Task: Copy out the listing that follows, exact in every word, and skip the images.

Information provided:

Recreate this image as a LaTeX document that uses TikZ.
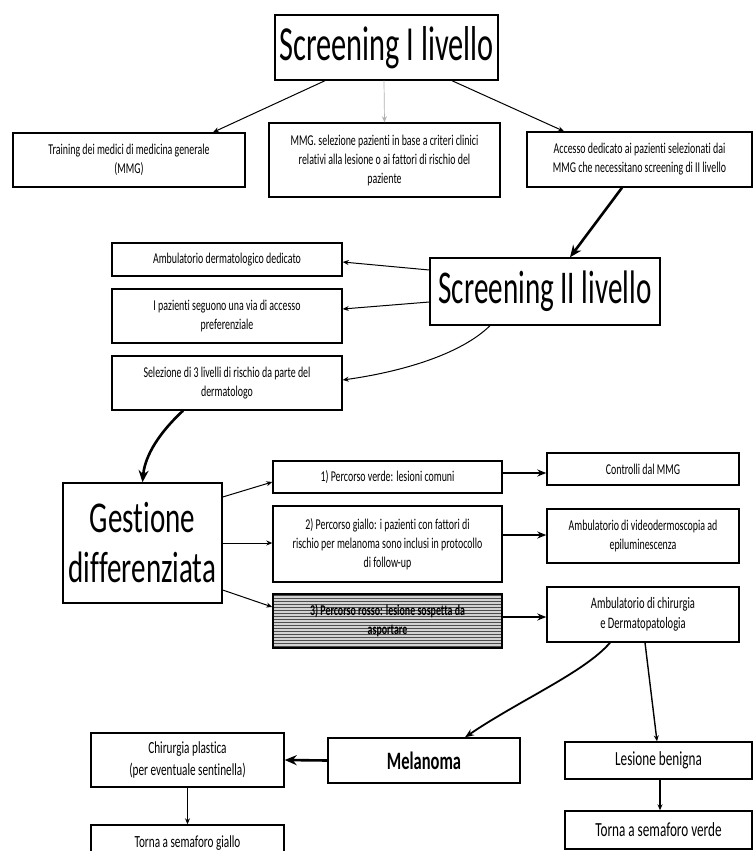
\documentclass[tikz,border=0pt]{standalone}
\usepackage{fontspec}
\setmainfont{Carlito}[FakeStretch=0.66,Ligatures={NoCommon,TeX}]
\newfontfamily\bigfont{Carlito}[FakeStretch=0.62,Ligatures={NoCommon,TeX}]
\usetikzlibrary{arrows.meta,patterns,calc}
\begin{document}
\begin{tikzpicture}[x=1pt,y=-1pt,
  box/.style={draw,line width=1.4pt,align=center,inner sep=2pt,font=\fontsize{15}{19}\selectfont},
  arrthin/.style={line width=1pt,-{Stealth[length=6pt,width=5pt]}},
  arrmed/.style={line width=1.8pt,-{Stealth[length=9pt,width=7pt]}},
  arrthick/.style={line width=2.6pt,-{Stealth[length=12pt,width=10pt]}}]
\clip (0,0) rectangle (754,851);
\fill[white] (0,0) rectangle (754,851);

% top level
\node[box,minimum width=223pt,minimum height=65pt,font=\bigfont\fontsize{49}{55}\selectfont] (SI) at (386.5,47.5) {Screening I livello};
\node[box,minimum width=232pt,minimum height=54pt] (Tr) at (129,160) {Training dei medici di medicina generale\\(MMG)};
\node[box,minimum width=231pt,minimum height=74pt] (MMG) at (384.5,160) {MMG. selezione pazienti in base a criteri clinici\\relativi alla lesione o ai fattori di rischio del\\paziente};
\node[box,minimum width=225pt,minimum height=55pt] (Acc) at (639.5,159.5) {Accesso dedicato ai pazienti selezionati dai\\MMG che necessitano screening di II livello};

% second level
\node[box,minimum width=230pt,minimum height=67pt,font=\bigfont\fontsize{47}{52}\selectfont] (SII) at (545,291.5) {Screening II livello};
\node[box,minimum width=230pt,minimum height=33pt] (Amb) at (227,259.5) {Ambulatorio dermatologico dedicato};
\node[box,minimum width=230pt,minimum height=54pt] (Paz) at (227,316) {I pazienti seguono una via di accesso\\preferenziale};
\node[box,minimum width=230pt,minimum height=54pt] (Sel) at (227,383) {Selezione di 3 livelli di rischio da parte del\\dermatologo};

% gestione
\node[box,minimum width=159pt,minimum height=120pt,font=\fontsize{44}{50}\selectfont] (Ges) at (142.5,543) {Gestione\\differenziata};
\node[box,minimum width=229pt,minimum height=32pt] (P1) at (387.5,477) {1) Percorso verde: lesioni comuni};
\node[box,minimum width=229pt,minimum height=76pt] (P2) at (387.5,544) {2) Percorso giallo: i pazienti con fattori di\\rischio per melanoma sono inclusi in protocollo\\di follow-up};
\node[box,minimum width=229pt,minimum height=54pt,preaction={fill=gray!35},pattern=horizontal lines,pattern color=black!70,font=\bfseries\fontsize{15}{19}\selectfont] (P3) at (387.5,621) {3) Percorso rosso: lesione sospetta da\\asportare};
\node[box,minimum width=192pt,minimum height=32pt] (Con) at (643,469) {Controlli dal MMG};
\node[box,minimum width=192pt,minimum height=54pt] (Vid) at (643,536) {Ambulatorio di videodermoscopia ad\\epiluminescenza};
\node[box,minimum width=192pt,minimum height=55pt,font=\fontsize{16}{20}\selectfont] (Chi) at (643,614.5) {Ambulatorio di chirurgia\\e Dermatopatologia};

% bottom
\node[box,minimum width=192pt,minimum height=45pt,font=\bfseries\fontsize{25}{30}\selectfont] (Mel) at (424,760.5) {Melanoma};
\node[box,minimum width=187pt,minimum height=37pt,font=\fontsize{20}{24}\selectfont] (Les) at (658.5,760.5) {Lesione benigna};
\node[box,minimum width=193pt,minimum height=54pt,font=\fontsize{17}{22}\selectfont] (Pla) at (187.5,760) {Chirurgia plastica\\(per eventuale sentinella)};
\node[box,minimum width=193pt,minimum height=36pt,font=\fontsize{17}{22}\selectfont] (ToG) at (187.5,843) {Torna a semaforo giallo};
\node[box,minimum width=187pt,minimum height=38pt,font=\fontsize{20}{24}\selectfont] (ToV) at (658.5,830) {Torna a semaforo verde};

% connectors
\draw[arrthin] ([xshift=-61.5pt]SI.south) -- ([xshift=84pt]Tr.north);
\draw[arrthin,draw=gray!60,line width=0.7pt] ([xshift=-2.5pt]SI.south) -- (MMG.north);
\draw[arrthin] ([xshift=65.5pt]SI.south) -- ([xshift=-75.5pt]Acc.north);
\draw[arrthick] ([xshift=-17.5pt]Acc.south) -- ([xshift=25pt]SII.north);

\draw[arrthin] ([yshift=21.5pt]SII.west) -- ([yshift=-2.5pt]Amb.east);
\draw[arrthin] ([yshift=-10.5pt]SII.west) -- ([yshift=7pt]Paz.east);
\draw[arrthin] ([xshift=-55pt]SII.south) .. controls (460,355) and (400,372) .. ([yshift=3pt]Sel.east);
\draw[arrthick] ([xshift=-44pt]Sel.south) .. controls (160,432) and (145,455) .. (Ges.north);

\draw[arrthin] ([yshift=46pt]Ges.east) -- ([yshift=-5pt]P1.west);
\draw[arrthin] (Ges.east) -- (Ges.east -| P2.west);
\draw[arrthin] ([yshift=-47pt]Ges.east) -- ([yshift=14pt]P3.west);

\draw[arrmed] ([yshift=4pt]P1.east) -- ([yshift=4pt]P1.east -| Con.west);
\draw[arrmed] ([yshift=9pt]P2.east) -- ([yshift=9pt]P2.east -| Vid.west);
\draw[arrmed] ([yshift=4pt]P3.east) -- ([yshift=4pt]P3.east -| Chi.west);

\draw[arrmed] ([xshift=-33pt]Chi.south) .. controls (585,672) and (520,700) .. ([xshift=41pt]Mel.north);
\draw[arrthin,line width=1.4pt] ([xshift=2pt]Chi.south) -- ([xshift=-1.5pt]Les.north);
\draw[arrthick] (Mel.west) -- (Pla.east);
\draw[arrthin,line width=1.4pt] (Pla.south) -- (ToG.north);
\draw[arrthin,line width=1.4pt] ([xshift=1.5pt]Les.south) -- ([xshift=1.5pt]ToV.north);
\end{tikzpicture}
\end{document}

Task result:
Recreate this image as a LaTeX document that uses TikZ.
\documentclass[tikz,border=0pt]{standalone}
\usepackage{fontspec}
\setmainfont{Carlito}[FakeStretch=0.66,Ligatures={NoCommon,TeX}]
\newfontfamily\bigfont{Carlito}[FakeStretch=0.62,Ligatures={NoCommon,TeX}]
\usetikzlibrary{arrows.meta,patterns,calc}
\begin{document}
\begin{tikzpicture}[x=1pt,y=-1pt,
  box/.style={draw,line width=1.4pt,align=center,inner sep=2pt,font=\fontsize{15}{19}\selectfont},
  arrthin/.style={line width=1pt,-{Stealth[length=6pt,width=5pt]}},
  arrmed/.style={line width=1.8pt,-{Stealth[length=9pt,width=7pt]}},
  arrthick/.style={line width=2.6pt,-{Stealth[length=12pt,width=10pt]}}]
\clip (0,0) rectangle (754,851);
\fill[white] (0,0) rectangle (754,851);

% top level
\node[box,minimum width=223pt,minimum height=65pt,font=\bigfont\fontsize{49}{55}\selectfont] (SI) at (386.5,47.5) {Screening I livello};
\node[box,minimum width=232pt,minimum height=54pt] (Tr) at (129,160) {Training dei medici di medicina generale\\(MMG)};
\node[box,minimum width=231pt,minimum height=74pt] (MMG) at (384.5,160) {MMG. selezione pazienti in base a criteri clinici\\relativi alla lesione o ai fattori di rischio del\\paziente};
\node[box,minimum width=225pt,minimum height=55pt] (Acc) at (639.5,159.5) {Accesso dedicato ai pazienti selezionati dai\\MMG che necessitano screening di II livello};

% second level
\node[box,minimum width=230pt,minimum height=67pt,font=\bigfont\fontsize{47}{52}\selectfont] (SII) at (545,291.5) {Screening II livello};
\node[box,minimum width=230pt,minimum height=33pt] (Amb) at (227,259.5) {Ambulatorio dermatologico dedicato};
\node[box,minimum width=230pt,minimum height=54pt] (Paz) at (227,316) {I pazienti seguono una via di accesso\\preferenziale};
\node[box,minimum width=230pt,minimum height=54pt] (Sel) at (227,383) {Selezione di 3 livelli di rischio da parte del\\dermatologo};

% gestione
\node[box,minimum width=159pt,minimum height=120pt,font=\fontsize{44}{50}\selectfont] (Ges) at (142.5,543) {Gestione\\differenziata};
\node[box,minimum width=229pt,minimum height=32pt] (P1) at (387.5,477) {1) Percorso verde: lesioni comuni};
\node[box,minimum width=229pt,minimum height=76pt] (P2) at (387.5,544) {2) Percorso giallo: i pazienti con fattori di\\rischio per melanoma sono inclusi in protocollo\\di follow-up};
\node[box,minimum width=229pt,minimum height=54pt,preaction={fill=gray!35},pattern=horizontal lines,pattern color=black!70,font=\bfseries\fontsize{15}{19}\selectfont] (P3) at (387.5,621) {3) Percorso rosso: lesione sospetta da\\asportare};
\node[box,minimum width=192pt,minimum height=32pt] (Con) at (643,469) {Controlli dal MMG};
\node[box,minimum width=192pt,minimum height=54pt] (Vid) at (643,536) {Ambulatorio di videodermoscopia ad\\epiluminescenza};
\node[box,minimum width=192pt,minimum height=55pt,font=\fontsize{16}{20}\selectfont] (Chi) at (643,614.5) {Ambulatorio di chirurgia\\e Dermatopatologia};

% bottom
\node[box,minimum width=192pt,minimum height=45pt,font=\bfseries\fontsize{25}{30}\selectfont] (Mel) at (424,760.5) {Melanoma};
\node[box,minimum width=187pt,minimum height=37pt,font=\fontsize{20}{24}\selectfont] (Les) at (658.5,760.5) {Lesione benigna};
\node[box,minimum width=193pt,minimum height=54pt,font=\fontsize{17}{22}\selectfont] (Pla) at (187.5,760) {Chirurgia plastica\\(per eventuale sentinella)};
\node[box,minimum width=193pt,minimum height=36pt,font=\fontsize{17}{22}\selectfont] (ToG) at (187.5,843) {Torna a semaforo giallo};
\node[box,minimum width=187pt,minimum height=38pt,font=\fontsize{20}{24}\selectfont] (ToV) at (658.5,830) {Torna a semaforo verde};

% connectors
\draw[arrthin] ([xshift=-61.5pt]SI.south) -- ([xshift=84pt]Tr.north);
\draw[arrthin,draw=gray!60,line width=0.7pt] ([xshift=-2.5pt]SI.south) -- (MMG.north);
\draw[arrthin] ([xshift=65.5pt]SI.south) -- ([xshift=-75.5pt]Acc.north);
\draw[arrthick] ([xshift=-17.5pt]Acc.south) -- ([xshift=25pt]SII.north);

\draw[arrthin] ([yshift=21.5pt]SII.west) -- ([yshift=-2.5pt]Amb.east);
\draw[arrthin] ([yshift=-10.5pt]SII.west) -- ([yshift=7pt]Paz.east);
\draw[arrthin] ([xshift=-55pt]SII.south) .. controls (460,355) and (400,372) .. ([yshift=3pt]Sel.east);
\draw[arrthick] ([xshift=-44pt]Sel.south) .. controls (160,432) and (145,455) .. (Ges.north);

\draw[arrthin] ([yshift=46pt]Ges.east) -- ([yshift=-5pt]P1.west);
\draw[arrthin] (Ges.east) -- (Ges.east -| P2.west);
\draw[arrthin] ([yshift=-47pt]Ges.east) -- ([yshift=14pt]P3.west);

\draw[arrmed] ([yshift=4pt]P1.east) -- ([yshift=4pt]P1.east -| Con.west);
\draw[arrmed] ([yshift=9pt]P2.east) -- ([yshift=9pt]P2.east -| Vid.west);
\draw[arrmed] ([yshift=4pt]P3.east) -- ([yshift=4pt]P3.east -| Chi.west);

\draw[arrmed] ([xshift=-33pt]Chi.south) .. controls (585,672) and (520,700) .. ([xshift=41pt]Mel.north);
\draw[arrthin,line width=1.4pt] ([xshift=2pt]Chi.south) -- ([xshift=-1.5pt]Les.north);
\draw[arrthick] (Mel.west) -- (Pla.east);
\draw[arrthin,line width=1.4pt] (Pla.south) -- (ToG.north);
\draw[arrthin,line width=1.4pt] ([xshift=1.5pt]Les.south) -- ([xshift=1.5pt]ToV.north);
\end{tikzpicture}
\end{document}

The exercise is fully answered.